**REQUIRED WORK:**
Pictures within the data are to be left out; everything else must be reproduced exactly.

**SOURCE EXCERPT:**
* start *

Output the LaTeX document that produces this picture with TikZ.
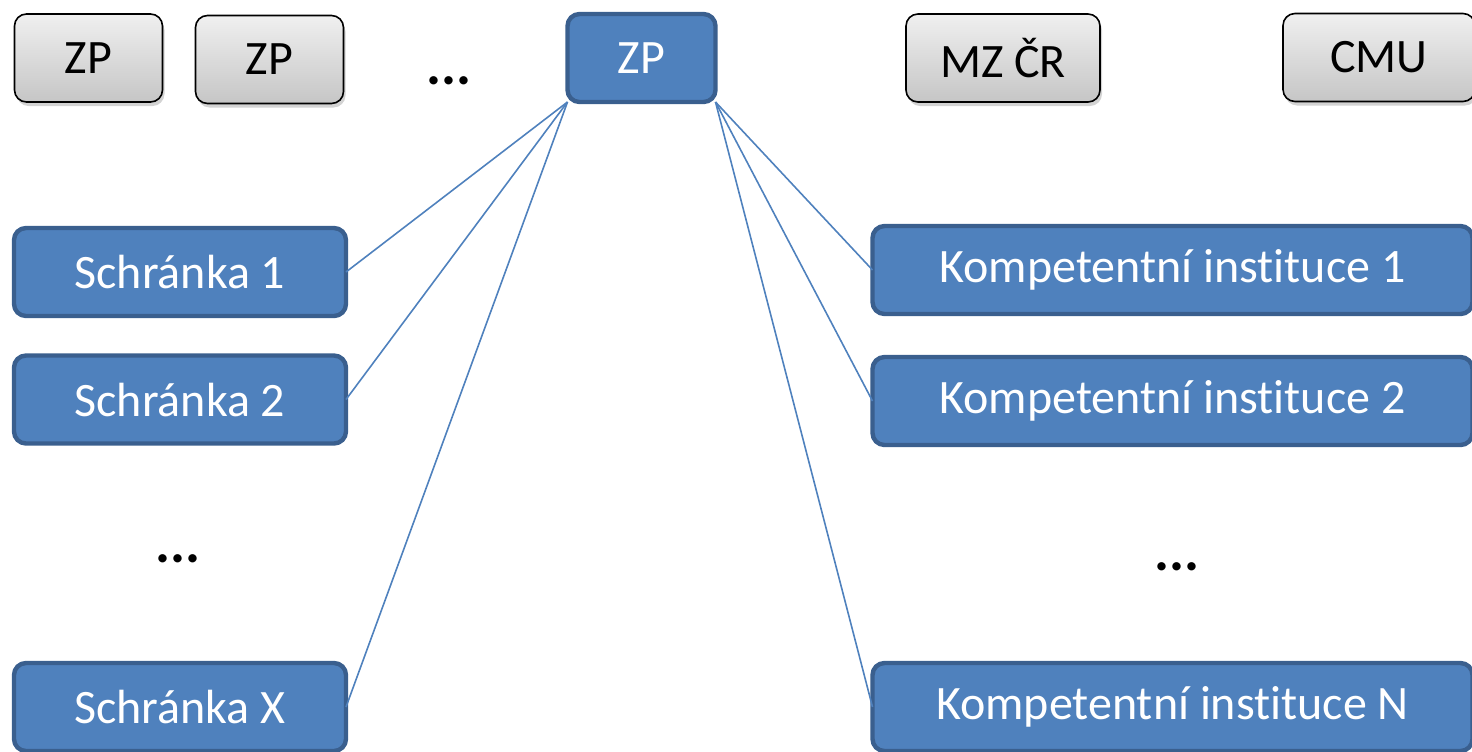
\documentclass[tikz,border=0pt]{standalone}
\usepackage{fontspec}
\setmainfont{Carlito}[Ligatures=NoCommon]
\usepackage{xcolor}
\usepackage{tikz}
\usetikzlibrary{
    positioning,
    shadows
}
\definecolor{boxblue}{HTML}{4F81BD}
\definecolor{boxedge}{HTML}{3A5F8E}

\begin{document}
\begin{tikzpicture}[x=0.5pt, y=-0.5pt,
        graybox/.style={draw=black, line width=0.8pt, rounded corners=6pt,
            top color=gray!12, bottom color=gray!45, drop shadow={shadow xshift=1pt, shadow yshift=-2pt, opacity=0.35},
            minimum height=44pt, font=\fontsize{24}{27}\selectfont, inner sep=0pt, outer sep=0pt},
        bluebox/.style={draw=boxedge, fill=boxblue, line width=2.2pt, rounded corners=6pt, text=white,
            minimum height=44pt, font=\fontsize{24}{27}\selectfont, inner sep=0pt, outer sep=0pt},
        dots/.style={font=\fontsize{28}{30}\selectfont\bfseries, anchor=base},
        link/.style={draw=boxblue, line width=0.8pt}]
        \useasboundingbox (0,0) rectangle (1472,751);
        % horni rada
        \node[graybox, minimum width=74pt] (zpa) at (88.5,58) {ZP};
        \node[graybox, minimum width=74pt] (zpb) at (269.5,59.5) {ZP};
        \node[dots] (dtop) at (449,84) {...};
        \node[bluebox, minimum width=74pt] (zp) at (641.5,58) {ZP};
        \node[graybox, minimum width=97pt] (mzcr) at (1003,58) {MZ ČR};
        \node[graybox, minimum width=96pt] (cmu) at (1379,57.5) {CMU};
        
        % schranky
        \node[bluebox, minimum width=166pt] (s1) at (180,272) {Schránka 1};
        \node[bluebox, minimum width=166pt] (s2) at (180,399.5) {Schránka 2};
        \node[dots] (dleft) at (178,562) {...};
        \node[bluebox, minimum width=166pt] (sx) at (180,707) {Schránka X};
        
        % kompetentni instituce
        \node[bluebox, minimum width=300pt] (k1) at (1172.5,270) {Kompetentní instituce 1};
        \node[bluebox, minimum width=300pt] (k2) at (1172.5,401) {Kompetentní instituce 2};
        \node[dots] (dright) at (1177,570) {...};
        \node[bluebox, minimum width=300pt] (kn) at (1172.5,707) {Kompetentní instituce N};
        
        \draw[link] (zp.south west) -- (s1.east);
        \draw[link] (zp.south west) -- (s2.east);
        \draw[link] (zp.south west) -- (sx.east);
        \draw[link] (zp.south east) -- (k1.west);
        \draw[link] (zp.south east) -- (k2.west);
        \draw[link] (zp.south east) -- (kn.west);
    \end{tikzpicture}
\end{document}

* end *

**RESULT:**
Output the LaTeX document that produces this picture with TikZ.
\documentclass[tikz,border=0pt]{standalone}
\usepackage{fontspec}
\setmainfont{Carlito}[Ligatures=NoCommon]
\usepackage{xcolor}
\usepackage{tikz}
\usetikzlibrary{
    positioning,
    shadows
}
\definecolor{boxblue}{HTML}{4F81BD}
\definecolor{boxedge}{HTML}{3A5F8E}

\begin{document}
\begin{tikzpicture}[x=0.5pt, y=-0.5pt,
        graybox/.style={draw=black, line width=0.8pt, rounded corners=6pt,
            top color=gray!12, bottom color=gray!45, drop shadow={shadow xshift=1pt, shadow yshift=-2pt, opacity=0.35},
            minimum height=44pt, font=\fontsize{24}{27}\selectfont, inner sep=0pt, outer sep=0pt},
        bluebox/.style={draw=boxedge, fill=boxblue, line width=2.2pt, rounded corners=6pt, text=white,
            minimum height=44pt, font=\fontsize{24}{27}\selectfont, inner sep=0pt, outer sep=0pt},
        dots/.style={font=\fontsize{28}{30}\selectfont\bfseries, anchor=base},
        link/.style={draw=boxblue, line width=0.8pt}]
        \useasboundingbox (0,0) rectangle (1472,751);
        % horni rada
        \node[graybox, minimum width=74pt] (zpa) at (88.5,58) {ZP};
        \node[graybox, minimum width=74pt] (zpb) at (269.5,59.5) {ZP};
        \node[dots] (dtop) at (449,84) {...};
        \node[bluebox, minimum width=74pt] (zp) at (641.5,58) {ZP};
        \node[graybox, minimum width=97pt] (mzcr) at (1003,58) {MZ ČR};
        \node[graybox, minimum width=96pt] (cmu) at (1379,57.5) {CMU};
        
        % schranky
        \node[bluebox, minimum width=166pt] (s1) at (180,272) {Schránka 1};
        \node[bluebox, minimum width=166pt] (s2) at (180,399.5) {Schránka 2};
        \node[dots] (dleft) at (178,562) {...};
        \node[bluebox, minimum width=166pt] (sx) at (180,707) {Schránka X};
        
        % kompetentni instituce
        \node[bluebox, minimum width=300pt] (k1) at (1172.5,270) {Kompetentní instituce 1};
        \node[bluebox, minimum width=300pt] (k2) at (1172.5,401) {Kompetentní instituce 2};
        \node[dots] (dright) at (1177,570) {...};
        \node[bluebox, minimum width=300pt] (kn) at (1172.5,707) {Kompetentní instituce N};
        
        \draw[link] (zp.south west) -- (s1.east);
        \draw[link] (zp.south west) -- (s2.east);
        \draw[link] (zp.south west) -- (sx.east);
        \draw[link] (zp.south east) -- (k1.west);
        \draw[link] (zp.south east) -- (k2.west);
        \draw[link] (zp.south east) -- (kn.west);
    \end{tikzpicture}
\end{document}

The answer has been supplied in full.